> [INSTRUCTION]: Reproduce all the lines exactly as they stand, apart from the pictures.

[Start of DATASET EXTRACT]

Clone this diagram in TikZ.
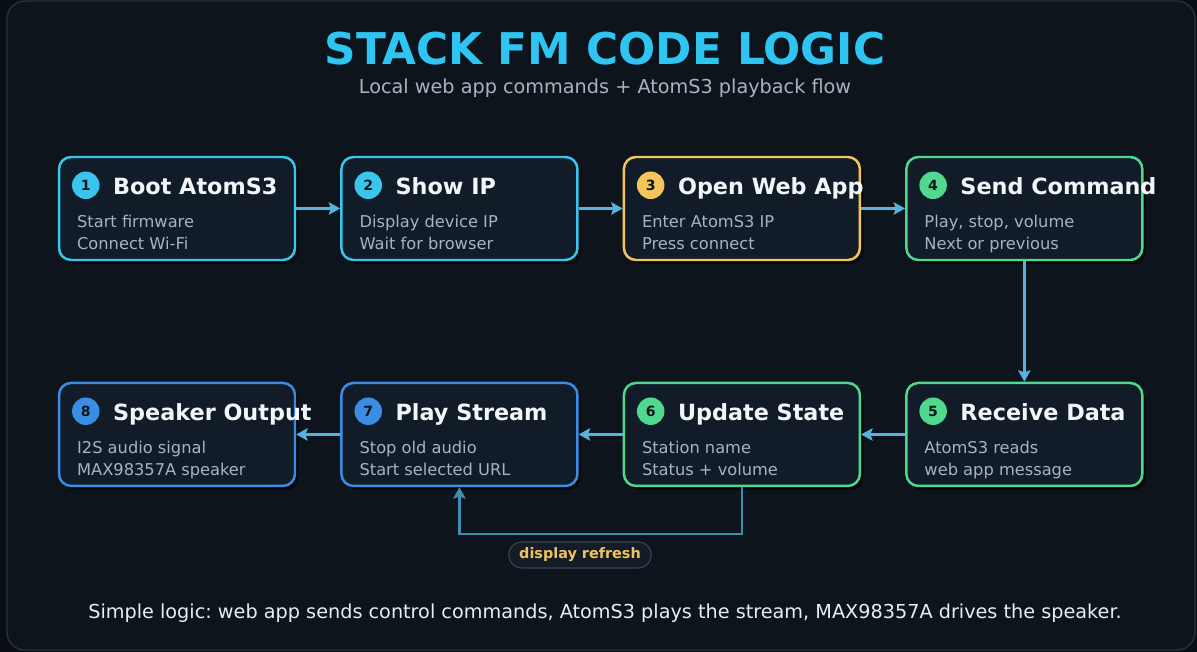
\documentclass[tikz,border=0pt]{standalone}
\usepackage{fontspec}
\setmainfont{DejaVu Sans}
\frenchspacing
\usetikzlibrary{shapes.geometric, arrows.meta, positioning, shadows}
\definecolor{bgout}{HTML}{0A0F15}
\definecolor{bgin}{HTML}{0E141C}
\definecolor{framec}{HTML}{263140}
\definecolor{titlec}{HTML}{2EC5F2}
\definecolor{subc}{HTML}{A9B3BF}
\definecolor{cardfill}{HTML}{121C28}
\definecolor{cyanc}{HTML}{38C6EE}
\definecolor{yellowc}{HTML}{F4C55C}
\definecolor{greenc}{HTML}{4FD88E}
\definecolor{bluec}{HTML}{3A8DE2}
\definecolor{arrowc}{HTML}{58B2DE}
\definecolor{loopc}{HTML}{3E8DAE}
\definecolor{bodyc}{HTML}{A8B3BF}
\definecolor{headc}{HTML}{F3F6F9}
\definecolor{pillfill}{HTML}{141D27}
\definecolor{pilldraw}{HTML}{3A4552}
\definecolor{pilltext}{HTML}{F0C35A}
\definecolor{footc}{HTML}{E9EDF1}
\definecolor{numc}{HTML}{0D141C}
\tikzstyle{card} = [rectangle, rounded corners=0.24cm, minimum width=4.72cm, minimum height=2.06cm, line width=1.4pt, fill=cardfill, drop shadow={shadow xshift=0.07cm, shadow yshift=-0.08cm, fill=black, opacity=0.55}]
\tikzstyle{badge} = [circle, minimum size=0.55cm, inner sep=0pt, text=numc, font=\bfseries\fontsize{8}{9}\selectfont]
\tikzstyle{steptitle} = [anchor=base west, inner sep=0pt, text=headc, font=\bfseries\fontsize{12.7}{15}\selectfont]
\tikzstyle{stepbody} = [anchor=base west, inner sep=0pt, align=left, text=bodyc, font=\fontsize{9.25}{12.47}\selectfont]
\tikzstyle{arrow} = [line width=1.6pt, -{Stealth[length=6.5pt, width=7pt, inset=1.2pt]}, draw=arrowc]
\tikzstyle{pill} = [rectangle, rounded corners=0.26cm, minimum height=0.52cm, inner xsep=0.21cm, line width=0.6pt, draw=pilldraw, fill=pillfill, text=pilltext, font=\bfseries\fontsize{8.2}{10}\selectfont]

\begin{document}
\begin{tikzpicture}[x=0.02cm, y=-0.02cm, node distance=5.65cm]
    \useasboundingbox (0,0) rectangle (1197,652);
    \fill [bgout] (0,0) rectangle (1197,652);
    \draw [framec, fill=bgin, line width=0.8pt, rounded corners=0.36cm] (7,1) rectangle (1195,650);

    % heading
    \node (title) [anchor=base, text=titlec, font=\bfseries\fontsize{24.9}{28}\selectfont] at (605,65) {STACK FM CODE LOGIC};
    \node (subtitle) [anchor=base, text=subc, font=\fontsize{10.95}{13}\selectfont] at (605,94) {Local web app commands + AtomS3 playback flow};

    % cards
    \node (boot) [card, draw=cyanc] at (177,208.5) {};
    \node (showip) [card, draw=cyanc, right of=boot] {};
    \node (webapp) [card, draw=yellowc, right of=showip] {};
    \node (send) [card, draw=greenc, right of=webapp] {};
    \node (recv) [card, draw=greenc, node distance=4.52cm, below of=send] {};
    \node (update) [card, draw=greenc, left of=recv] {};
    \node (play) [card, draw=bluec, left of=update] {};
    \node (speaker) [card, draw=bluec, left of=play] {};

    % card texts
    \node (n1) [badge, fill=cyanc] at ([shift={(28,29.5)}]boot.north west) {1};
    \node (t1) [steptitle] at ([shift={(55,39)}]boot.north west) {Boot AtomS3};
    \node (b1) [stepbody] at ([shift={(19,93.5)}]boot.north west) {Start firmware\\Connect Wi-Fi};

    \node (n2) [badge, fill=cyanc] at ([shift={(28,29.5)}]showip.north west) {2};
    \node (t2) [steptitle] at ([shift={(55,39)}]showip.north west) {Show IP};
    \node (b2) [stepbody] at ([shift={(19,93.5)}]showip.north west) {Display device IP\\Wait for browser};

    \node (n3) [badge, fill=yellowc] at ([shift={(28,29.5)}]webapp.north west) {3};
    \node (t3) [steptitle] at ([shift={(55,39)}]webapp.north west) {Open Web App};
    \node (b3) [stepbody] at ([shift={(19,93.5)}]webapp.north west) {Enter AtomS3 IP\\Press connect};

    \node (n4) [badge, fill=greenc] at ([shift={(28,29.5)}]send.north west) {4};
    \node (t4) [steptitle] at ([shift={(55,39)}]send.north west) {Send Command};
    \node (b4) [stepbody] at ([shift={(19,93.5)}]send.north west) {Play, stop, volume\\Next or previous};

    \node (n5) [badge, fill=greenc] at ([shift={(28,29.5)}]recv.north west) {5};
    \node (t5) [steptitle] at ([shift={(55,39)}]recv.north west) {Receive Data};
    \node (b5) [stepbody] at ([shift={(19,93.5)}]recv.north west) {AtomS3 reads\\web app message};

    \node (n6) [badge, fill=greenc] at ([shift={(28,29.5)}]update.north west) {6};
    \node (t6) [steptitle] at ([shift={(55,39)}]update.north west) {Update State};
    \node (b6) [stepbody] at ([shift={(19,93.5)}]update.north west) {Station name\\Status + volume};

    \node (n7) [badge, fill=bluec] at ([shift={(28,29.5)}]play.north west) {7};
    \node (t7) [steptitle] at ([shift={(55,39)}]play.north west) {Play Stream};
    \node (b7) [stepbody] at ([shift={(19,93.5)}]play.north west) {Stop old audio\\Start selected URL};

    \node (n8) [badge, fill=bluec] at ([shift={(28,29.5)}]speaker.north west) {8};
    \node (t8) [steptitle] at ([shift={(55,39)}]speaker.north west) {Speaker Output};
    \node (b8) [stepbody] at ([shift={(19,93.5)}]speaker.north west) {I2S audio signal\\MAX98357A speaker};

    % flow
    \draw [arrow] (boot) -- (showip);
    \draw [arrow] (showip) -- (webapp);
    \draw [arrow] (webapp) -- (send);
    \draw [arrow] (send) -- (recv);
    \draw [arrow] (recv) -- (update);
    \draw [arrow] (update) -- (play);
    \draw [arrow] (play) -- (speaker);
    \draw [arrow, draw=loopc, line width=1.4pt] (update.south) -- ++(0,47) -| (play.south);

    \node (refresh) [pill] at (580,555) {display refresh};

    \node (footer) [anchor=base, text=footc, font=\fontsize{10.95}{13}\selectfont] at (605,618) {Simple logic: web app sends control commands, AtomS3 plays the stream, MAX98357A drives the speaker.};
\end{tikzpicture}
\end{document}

[End of DATASET EXTRACT]

> [FINISHED EXERCISE]:
Clone this diagram in TikZ.
\documentclass[tikz,border=0pt]{standalone}
\usepackage{fontspec}
\setmainfont{DejaVu Sans}
\frenchspacing
\usetikzlibrary{shapes.geometric, arrows.meta, positioning, shadows}
\definecolor{bgout}{HTML}{0A0F15}
\definecolor{bgin}{HTML}{0E141C}
\definecolor{framec}{HTML}{263140}
\definecolor{titlec}{HTML}{2EC5F2}
\definecolor{subc}{HTML}{A9B3BF}
\definecolor{cardfill}{HTML}{121C28}
\definecolor{cyanc}{HTML}{38C6EE}
\definecolor{yellowc}{HTML}{F4C55C}
\definecolor{greenc}{HTML}{4FD88E}
\definecolor{bluec}{HTML}{3A8DE2}
\definecolor{arrowc}{HTML}{58B2DE}
\definecolor{loopc}{HTML}{3E8DAE}
\definecolor{bodyc}{HTML}{A8B3BF}
\definecolor{headc}{HTML}{F3F6F9}
\definecolor{pillfill}{HTML}{141D27}
\definecolor{pilldraw}{HTML}{3A4552}
\definecolor{pilltext}{HTML}{F0C35A}
\definecolor{footc}{HTML}{E9EDF1}
\definecolor{numc}{HTML}{0D141C}
\tikzstyle{card} = [rectangle, rounded corners=0.24cm, minimum width=4.72cm, minimum height=2.06cm, line width=1.4pt, fill=cardfill, drop shadow={shadow xshift=0.07cm, shadow yshift=-0.08cm, fill=black, opacity=0.55}]
\tikzstyle{badge} = [circle, minimum size=0.55cm, inner sep=0pt, text=numc, font=\bfseries\fontsize{8}{9}\selectfont]
\tikzstyle{steptitle} = [anchor=base west, inner sep=0pt, text=headc, font=\bfseries\fontsize{12.7}{15}\selectfont]
\tikzstyle{stepbody} = [anchor=base west, inner sep=0pt, align=left, text=bodyc, font=\fontsize{9.25}{12.47}\selectfont]
\tikzstyle{arrow} = [line width=1.6pt, -{Stealth[length=6.5pt, width=7pt, inset=1.2pt]}, draw=arrowc]
\tikzstyle{pill} = [rectangle, rounded corners=0.26cm, minimum height=0.52cm, inner xsep=0.21cm, line width=0.6pt, draw=pilldraw, fill=pillfill, text=pilltext, font=\bfseries\fontsize{8.2}{10}\selectfont]

\begin{document}
\begin{tikzpicture}[x=0.02cm, y=-0.02cm, node distance=5.65cm]
    \useasboundingbox (0,0) rectangle (1197,652);
    \fill [bgout] (0,0) rectangle (1197,652);
    \draw [framec, fill=bgin, line width=0.8pt, rounded corners=0.36cm] (7,1) rectangle (1195,650);

    % heading
    \node (title) [anchor=base, text=titlec, font=\bfseries\fontsize{24.9}{28}\selectfont] at (605,65) {STACK FM CODE LOGIC};
    \node (subtitle) [anchor=base, text=subc, font=\fontsize{10.95}{13}\selectfont] at (605,94) {Local web app commands + AtomS3 playback flow};

    % cards
    \node (boot) [card, draw=cyanc] at (177,208.5) {};
    \node (showip) [card, draw=cyanc, right of=boot] {};
    \node (webapp) [card, draw=yellowc, right of=showip] {};
    \node (send) [card, draw=greenc, right of=webapp] {};
    \node (recv) [card, draw=greenc, node distance=4.52cm, below of=send] {};
    \node (update) [card, draw=greenc, left of=recv] {};
    \node (play) [card, draw=bluec, left of=update] {};
    \node (speaker) [card, draw=bluec, left of=play] {};

    % card texts
    \node (n1) [badge, fill=cyanc] at ([shift={(28,29.5)}]boot.north west) {1};
    \node (t1) [steptitle] at ([shift={(55,39)}]boot.north west) {Boot AtomS3};
    \node (b1) [stepbody] at ([shift={(19,93.5)}]boot.north west) {Start firmware\\Connect Wi-Fi};

    \node (n2) [badge, fill=cyanc] at ([shift={(28,29.5)}]showip.north west) {2};
    \node (t2) [steptitle] at ([shift={(55,39)}]showip.north west) {Show IP};
    \node (b2) [stepbody] at ([shift={(19,93.5)}]showip.north west) {Display device IP\\Wait for browser};

    \node (n3) [badge, fill=yellowc] at ([shift={(28,29.5)}]webapp.north west) {3};
    \node (t3) [steptitle] at ([shift={(55,39)}]webapp.north west) {Open Web App};
    \node (b3) [stepbody] at ([shift={(19,93.5)}]webapp.north west) {Enter AtomS3 IP\\Press connect};

    \node (n4) [badge, fill=greenc] at ([shift={(28,29.5)}]send.north west) {4};
    \node (t4) [steptitle] at ([shift={(55,39)}]send.north west) {Send Command};
    \node (b4) [stepbody] at ([shift={(19,93.5)}]send.north west) {Play, stop, volume\\Next or previous};

    \node (n5) [badge, fill=greenc] at ([shift={(28,29.5)}]recv.north west) {5};
    \node (t5) [steptitle] at ([shift={(55,39)}]recv.north west) {Receive Data};
    \node (b5) [stepbody] at ([shift={(19,93.5)}]recv.north west) {AtomS3 reads\\web app message};

    \node (n6) [badge, fill=greenc] at ([shift={(28,29.5)}]update.north west) {6};
    \node (t6) [steptitle] at ([shift={(55,39)}]update.north west) {Update State};
    \node (b6) [stepbody] at ([shift={(19,93.5)}]update.north west) {Station name\\Status + volume};

    \node (n7) [badge, fill=bluec] at ([shift={(28,29.5)}]play.north west) {7};
    \node (t7) [steptitle] at ([shift={(55,39)}]play.north west) {Play Stream};
    \node (b7) [stepbody] at ([shift={(19,93.5)}]play.north west) {Stop old audio\\Start selected URL};

    \node (n8) [badge, fill=bluec] at ([shift={(28,29.5)}]speaker.north west) {8};
    \node (t8) [steptitle] at ([shift={(55,39)}]speaker.north west) {Speaker Output};
    \node (b8) [stepbody] at ([shift={(19,93.5)}]speaker.north west) {I2S audio signal\\MAX98357A speaker};

    % flow
    \draw [arrow] (boot) -- (showip);
    \draw [arrow] (showip) -- (webapp);
    \draw [arrow] (webapp) -- (send);
    \draw [arrow] (send) -- (recv);
    \draw [arrow] (recv) -- (update);
    \draw [arrow] (update) -- (play);
    \draw [arrow] (play) -- (speaker);
    \draw [arrow, draw=loopc, line width=1.4pt] (update.south) -- ++(0,47) -| (play.south);

    \node (refresh) [pill] at (580,555) {display refresh};

    \node (footer) [anchor=base, text=footc, font=\fontsize{10.95}{13}\selectfont] at (605,618) {Simple logic: web app sends control commands, AtomS3 plays the stream, MAX98357A drives the speaker.};
\end{tikzpicture}
\end{document}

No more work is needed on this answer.